And there, resting awhile, with the assistance of his own pain that had roused him, and the stern sight he saw, the girl assiduously coaxed and fretted, and rubbed his apathetic consciousness, like a cold hand, till it returned at last some vital warmth of understanding. As far as his loosened brain would allow, all the doings of this night came back to him, remotely remembered. Through clouds of intervening suffering he called back his quarrel with the schoolmaster; the words, even, that had been uttered; his horrid plunge over the cliff, and that sickening arrest at the bottom. And before these things had happened, came back to him his love for the girl, and his loss of her; his resolution and his irresolution; his night's packing, and the letters he had received. Even it occurred to him that the big lamp would be still burning—unless its oil were exhausted by now. It was all unreal and incomprehensible, but he remembered it and never doubted. This was no new life, but the old—to whose jagged splinters of breakage he was being so painfully spliced. What a wonder his breakage had n't been beyond all repair! How on earth had he come, neck downwards from that great height—a height it would have sickened him to contemplate jumping—and yet been spared? The mill of his mind ground slowly, by fits and starts, and not over-fine. All its mechanism seemed dislocated and rusty and out of order; in mid-thought it would be brought up suddenly with a horrid jolt that seemed like taking his head off. The noise of its working, too, was almost deafening.

"What are you doing here?" he asked vaguely, all at once, of the girl, who, with one arm about him, was seeing how far he might be trusted to keep his own balance against the cliff. It was a question that had been glimmering at the bottom of his well for some time past—only, so far, he had never been able to perceive clearly why she should not be here as well as anywhere else. But now the strangeness of her presence forced itself upon him.

"I was on the cliff..." she said, speaking in quick gasps, as the result of her exertion, "and heard you fall. At least ... I heard you cry out. You cried out ... did n't you? as you fell."

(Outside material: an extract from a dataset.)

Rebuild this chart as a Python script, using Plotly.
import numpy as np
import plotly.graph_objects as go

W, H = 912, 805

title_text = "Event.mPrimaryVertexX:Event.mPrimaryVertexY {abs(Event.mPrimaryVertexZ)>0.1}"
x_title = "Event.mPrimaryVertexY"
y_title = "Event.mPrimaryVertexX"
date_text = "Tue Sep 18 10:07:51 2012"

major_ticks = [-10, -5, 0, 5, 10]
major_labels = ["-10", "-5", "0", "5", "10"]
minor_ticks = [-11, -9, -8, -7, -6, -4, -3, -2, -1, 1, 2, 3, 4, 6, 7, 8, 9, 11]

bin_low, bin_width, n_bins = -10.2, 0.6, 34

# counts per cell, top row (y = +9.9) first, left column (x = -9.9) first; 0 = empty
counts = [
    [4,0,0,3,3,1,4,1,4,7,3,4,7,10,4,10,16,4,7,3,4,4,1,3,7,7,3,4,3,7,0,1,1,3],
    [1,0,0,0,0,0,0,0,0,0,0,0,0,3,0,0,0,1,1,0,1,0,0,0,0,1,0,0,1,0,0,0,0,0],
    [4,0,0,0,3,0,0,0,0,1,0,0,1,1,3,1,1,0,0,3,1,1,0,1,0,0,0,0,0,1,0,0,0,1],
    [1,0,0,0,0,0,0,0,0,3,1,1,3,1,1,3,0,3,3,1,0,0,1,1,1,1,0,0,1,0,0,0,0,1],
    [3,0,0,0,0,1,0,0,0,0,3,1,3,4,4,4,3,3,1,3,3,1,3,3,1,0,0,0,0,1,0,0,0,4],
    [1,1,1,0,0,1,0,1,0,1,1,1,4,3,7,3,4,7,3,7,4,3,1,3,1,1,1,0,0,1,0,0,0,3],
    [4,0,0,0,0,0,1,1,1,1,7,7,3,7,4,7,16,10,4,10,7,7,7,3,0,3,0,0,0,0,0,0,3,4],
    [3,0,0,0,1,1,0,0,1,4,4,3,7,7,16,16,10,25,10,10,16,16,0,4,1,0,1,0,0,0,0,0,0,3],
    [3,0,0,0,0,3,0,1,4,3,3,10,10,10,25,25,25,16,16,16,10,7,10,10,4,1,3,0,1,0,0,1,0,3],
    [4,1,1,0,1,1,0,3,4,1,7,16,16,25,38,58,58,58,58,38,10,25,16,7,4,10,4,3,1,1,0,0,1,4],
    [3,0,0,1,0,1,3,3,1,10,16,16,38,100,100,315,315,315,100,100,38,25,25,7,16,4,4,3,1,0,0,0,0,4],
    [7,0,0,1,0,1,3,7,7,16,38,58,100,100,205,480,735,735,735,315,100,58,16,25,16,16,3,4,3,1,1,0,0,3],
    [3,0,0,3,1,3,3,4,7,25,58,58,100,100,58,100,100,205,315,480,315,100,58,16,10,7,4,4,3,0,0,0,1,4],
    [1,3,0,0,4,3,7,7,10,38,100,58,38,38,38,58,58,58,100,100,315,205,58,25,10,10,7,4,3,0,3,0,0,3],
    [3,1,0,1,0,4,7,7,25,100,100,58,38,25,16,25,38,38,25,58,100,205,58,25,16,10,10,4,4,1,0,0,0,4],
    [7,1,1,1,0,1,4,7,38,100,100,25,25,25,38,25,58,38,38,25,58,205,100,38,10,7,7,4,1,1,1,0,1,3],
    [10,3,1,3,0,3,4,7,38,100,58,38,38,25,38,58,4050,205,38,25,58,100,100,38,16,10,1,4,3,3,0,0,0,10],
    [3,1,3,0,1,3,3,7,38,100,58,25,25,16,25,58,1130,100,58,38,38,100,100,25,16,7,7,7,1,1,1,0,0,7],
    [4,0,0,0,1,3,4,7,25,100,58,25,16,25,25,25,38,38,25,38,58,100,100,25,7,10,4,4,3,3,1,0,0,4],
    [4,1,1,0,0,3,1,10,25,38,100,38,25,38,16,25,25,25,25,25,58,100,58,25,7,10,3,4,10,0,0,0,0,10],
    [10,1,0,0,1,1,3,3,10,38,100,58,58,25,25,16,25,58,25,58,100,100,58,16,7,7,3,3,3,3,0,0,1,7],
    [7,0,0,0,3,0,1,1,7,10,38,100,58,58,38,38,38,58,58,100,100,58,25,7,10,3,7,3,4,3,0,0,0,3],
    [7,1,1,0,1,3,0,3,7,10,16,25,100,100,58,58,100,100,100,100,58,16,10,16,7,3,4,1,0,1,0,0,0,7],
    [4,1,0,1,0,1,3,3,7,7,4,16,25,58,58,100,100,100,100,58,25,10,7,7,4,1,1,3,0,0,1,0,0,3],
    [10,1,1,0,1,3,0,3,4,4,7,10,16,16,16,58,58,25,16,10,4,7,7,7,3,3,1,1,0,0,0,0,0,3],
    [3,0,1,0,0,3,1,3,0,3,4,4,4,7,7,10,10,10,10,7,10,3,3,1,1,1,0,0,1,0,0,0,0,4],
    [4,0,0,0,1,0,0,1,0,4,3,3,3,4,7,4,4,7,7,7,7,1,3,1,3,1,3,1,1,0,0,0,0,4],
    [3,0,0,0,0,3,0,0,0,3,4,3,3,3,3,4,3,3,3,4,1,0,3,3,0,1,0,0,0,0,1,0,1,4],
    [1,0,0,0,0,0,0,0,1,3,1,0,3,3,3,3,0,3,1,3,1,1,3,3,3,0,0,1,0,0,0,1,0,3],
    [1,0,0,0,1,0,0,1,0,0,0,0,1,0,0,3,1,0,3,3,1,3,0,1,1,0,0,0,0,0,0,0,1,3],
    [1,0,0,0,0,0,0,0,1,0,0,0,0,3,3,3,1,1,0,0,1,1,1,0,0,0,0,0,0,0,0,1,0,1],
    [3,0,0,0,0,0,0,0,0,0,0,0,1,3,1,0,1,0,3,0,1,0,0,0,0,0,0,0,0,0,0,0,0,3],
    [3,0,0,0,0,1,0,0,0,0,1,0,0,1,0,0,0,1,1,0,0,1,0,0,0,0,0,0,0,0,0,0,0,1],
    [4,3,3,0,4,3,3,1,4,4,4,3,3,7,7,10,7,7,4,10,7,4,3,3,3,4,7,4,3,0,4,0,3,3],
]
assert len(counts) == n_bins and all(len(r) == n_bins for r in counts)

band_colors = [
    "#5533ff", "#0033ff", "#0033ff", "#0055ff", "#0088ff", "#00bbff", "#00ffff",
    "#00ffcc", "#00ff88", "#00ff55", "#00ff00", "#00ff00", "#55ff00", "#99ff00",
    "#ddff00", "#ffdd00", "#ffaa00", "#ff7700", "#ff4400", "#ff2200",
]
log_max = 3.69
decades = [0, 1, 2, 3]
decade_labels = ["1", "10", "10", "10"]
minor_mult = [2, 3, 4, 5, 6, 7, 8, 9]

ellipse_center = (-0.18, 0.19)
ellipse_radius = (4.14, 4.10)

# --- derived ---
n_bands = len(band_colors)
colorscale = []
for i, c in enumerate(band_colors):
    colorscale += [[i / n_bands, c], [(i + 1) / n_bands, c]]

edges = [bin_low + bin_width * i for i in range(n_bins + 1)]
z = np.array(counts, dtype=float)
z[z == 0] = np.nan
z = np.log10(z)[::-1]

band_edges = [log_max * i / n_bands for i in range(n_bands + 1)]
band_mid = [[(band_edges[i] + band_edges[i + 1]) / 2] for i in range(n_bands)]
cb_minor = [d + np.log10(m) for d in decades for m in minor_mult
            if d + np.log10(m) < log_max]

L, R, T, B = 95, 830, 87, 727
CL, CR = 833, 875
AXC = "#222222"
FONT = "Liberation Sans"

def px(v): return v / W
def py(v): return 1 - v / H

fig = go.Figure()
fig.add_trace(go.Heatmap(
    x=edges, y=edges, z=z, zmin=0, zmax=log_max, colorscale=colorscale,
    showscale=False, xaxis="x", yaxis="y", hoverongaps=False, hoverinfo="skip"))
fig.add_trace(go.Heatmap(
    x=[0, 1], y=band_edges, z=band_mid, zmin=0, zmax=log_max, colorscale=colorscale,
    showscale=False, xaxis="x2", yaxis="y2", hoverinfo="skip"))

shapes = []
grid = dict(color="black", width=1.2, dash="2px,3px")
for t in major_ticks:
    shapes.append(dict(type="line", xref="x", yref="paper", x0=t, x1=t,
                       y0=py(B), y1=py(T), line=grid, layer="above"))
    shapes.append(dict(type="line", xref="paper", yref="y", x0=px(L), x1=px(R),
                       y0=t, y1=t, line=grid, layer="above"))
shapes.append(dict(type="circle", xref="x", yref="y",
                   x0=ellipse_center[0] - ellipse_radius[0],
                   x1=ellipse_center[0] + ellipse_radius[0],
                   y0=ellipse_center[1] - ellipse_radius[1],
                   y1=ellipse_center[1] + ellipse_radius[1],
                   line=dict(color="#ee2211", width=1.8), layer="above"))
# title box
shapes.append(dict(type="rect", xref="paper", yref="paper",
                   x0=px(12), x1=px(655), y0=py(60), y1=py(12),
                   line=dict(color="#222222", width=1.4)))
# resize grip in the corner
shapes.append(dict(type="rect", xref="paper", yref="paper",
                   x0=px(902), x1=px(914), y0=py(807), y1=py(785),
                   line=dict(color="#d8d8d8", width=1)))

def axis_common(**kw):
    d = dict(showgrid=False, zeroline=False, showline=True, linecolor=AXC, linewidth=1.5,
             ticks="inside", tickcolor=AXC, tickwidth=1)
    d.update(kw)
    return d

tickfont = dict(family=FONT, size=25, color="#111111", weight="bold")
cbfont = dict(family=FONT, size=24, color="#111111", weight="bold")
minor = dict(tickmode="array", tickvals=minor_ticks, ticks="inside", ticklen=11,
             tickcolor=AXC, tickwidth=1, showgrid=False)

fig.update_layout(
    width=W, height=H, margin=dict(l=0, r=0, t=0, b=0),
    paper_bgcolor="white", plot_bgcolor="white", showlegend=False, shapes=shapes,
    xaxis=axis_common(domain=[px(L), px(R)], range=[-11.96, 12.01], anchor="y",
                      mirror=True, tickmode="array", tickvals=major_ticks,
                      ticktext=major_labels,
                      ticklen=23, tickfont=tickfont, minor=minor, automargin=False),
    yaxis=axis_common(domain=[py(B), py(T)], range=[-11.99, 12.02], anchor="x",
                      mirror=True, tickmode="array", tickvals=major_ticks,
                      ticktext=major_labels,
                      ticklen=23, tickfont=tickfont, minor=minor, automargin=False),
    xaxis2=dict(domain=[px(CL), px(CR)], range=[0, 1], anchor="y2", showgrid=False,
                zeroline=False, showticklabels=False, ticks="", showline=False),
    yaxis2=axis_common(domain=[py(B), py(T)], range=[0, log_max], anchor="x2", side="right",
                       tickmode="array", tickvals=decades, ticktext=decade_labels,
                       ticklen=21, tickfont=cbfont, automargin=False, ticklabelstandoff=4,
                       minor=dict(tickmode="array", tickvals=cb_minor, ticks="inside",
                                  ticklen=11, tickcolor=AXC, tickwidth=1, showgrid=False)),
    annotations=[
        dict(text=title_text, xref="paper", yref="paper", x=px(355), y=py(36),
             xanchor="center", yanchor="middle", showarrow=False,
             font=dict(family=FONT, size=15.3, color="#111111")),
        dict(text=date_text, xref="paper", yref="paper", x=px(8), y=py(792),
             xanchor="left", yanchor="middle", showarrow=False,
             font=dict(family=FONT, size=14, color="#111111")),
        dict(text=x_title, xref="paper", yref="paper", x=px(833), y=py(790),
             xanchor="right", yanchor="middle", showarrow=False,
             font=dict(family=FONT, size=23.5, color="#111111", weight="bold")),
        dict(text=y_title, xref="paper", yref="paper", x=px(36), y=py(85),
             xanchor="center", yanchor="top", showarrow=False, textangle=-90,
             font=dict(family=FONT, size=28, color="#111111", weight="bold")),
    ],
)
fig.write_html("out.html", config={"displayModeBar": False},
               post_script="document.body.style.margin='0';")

"Yes..." he admitted slowly, for the mills of thought were grinding again, and he knew whose cry had brought him succor. Murderous, cowardly cur! Friction of anger set up in his mind and heated him—who knows? ... perhaps for his own good. Anything, only to rouse him.

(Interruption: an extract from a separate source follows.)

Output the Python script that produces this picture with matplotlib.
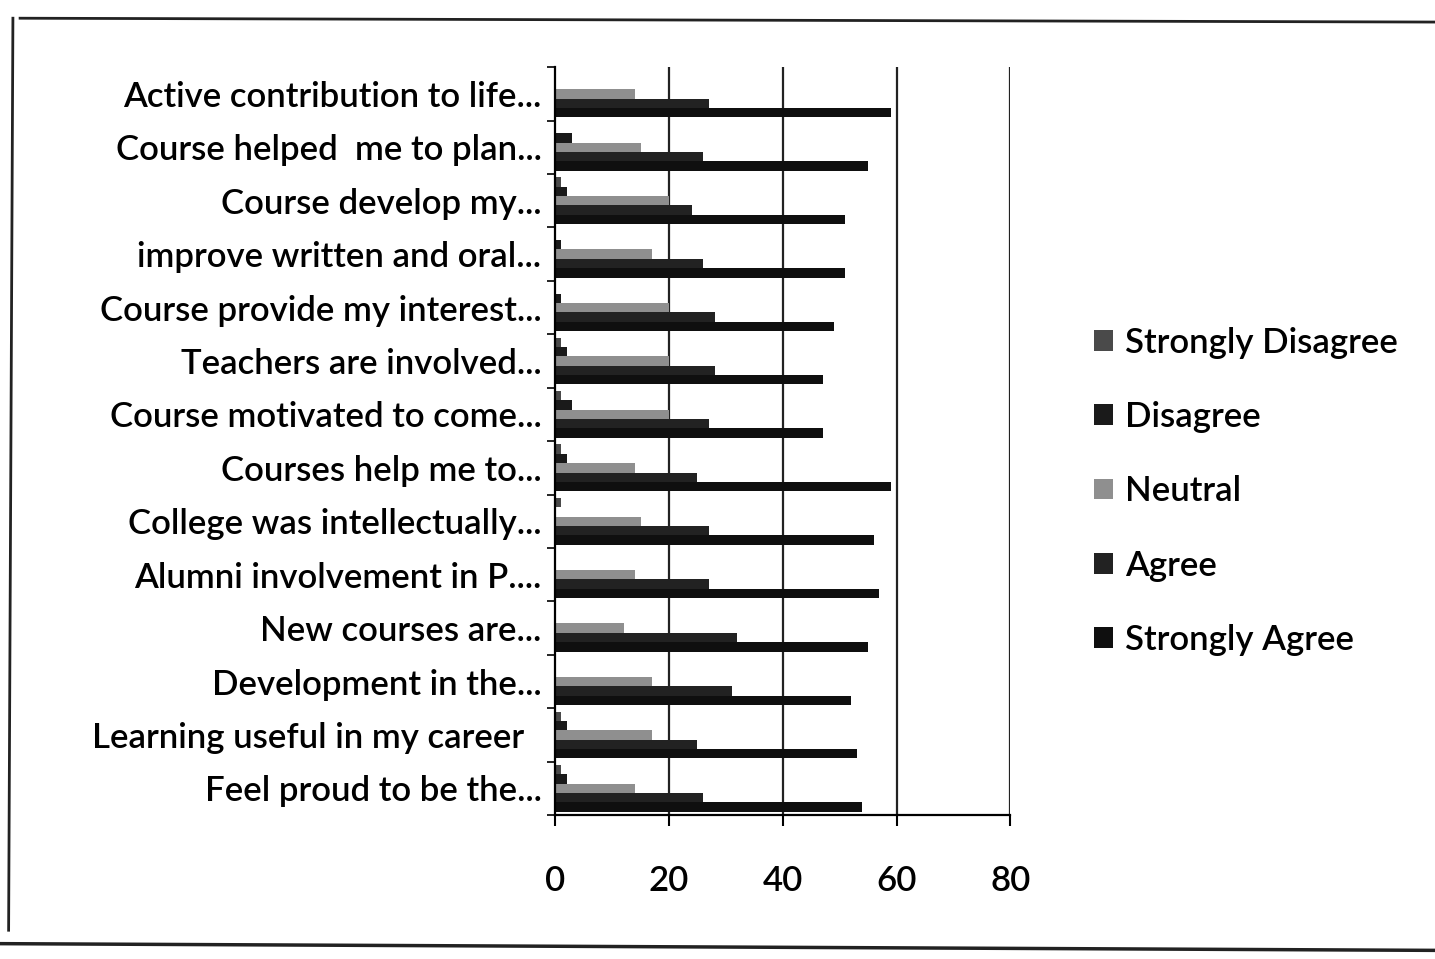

The girl shuddered at that cry's remembrance.

"... I heard you. I was by the boat ... and I knew something dreadful had happened ... and ran back, and looked over the cliff ... and saw you, and scrambled down to you. But we must n't waste time. Not a moment. If once the tide gets over here.... Do you think you can let me leave you ... for a minute? I must find a way up the cliff. So." She withdrew her hand from him, holding it outstretched, however, for a moment, with fingers close upon him, in case he might show any dangerous subsidence. But he did not. "Are you all right now? Do you think you can keep just like that?"

He assured her he was all right, and could keep just like that. He was by no means convinced in his own mind that such was the case, but he felt his acquiescence due to the girl, and gave it.

And she, with a final adjusting touch of finger, that was a caress all told, consigned him timidly to his own insecure care, and turned her energy upon the cliff.

Even as she looked up its black, forbidding side, smooth and sheer, and clayey with the recent rains—and remembered the desperate abandon of her descent—her heart forsook her. Calmly, first of all—trying to stimulate her bosom to courage by deliberateness of action—she sought of the cliff for some mode of ascent; desperately, after awhile, when none forthcame, flinging herself at the slimy earth, kicking with feet for a foothold—that slid down with her when she used it, as though she had been trying to scale butter; tearing with her hands at straggling tufts of grass, that pulled out by the wet roots, soft and sodden—struggling, scrambling, fighting.

And at last the fearful truth was borne in upon her—or perhaps, more accurately, the seal was put upon the truth that her bosom had secreted when she sacrificed herself over the cliff-edge for this man's saving—and with tears, not of terror, but of bitter defeat, she came back to him. Oh, the agony of that confession! Yet with death so close upon them, it was no moment to offer the cup of false hopes. However she tried to screen the knowledge from him, death would shortly tell him everything.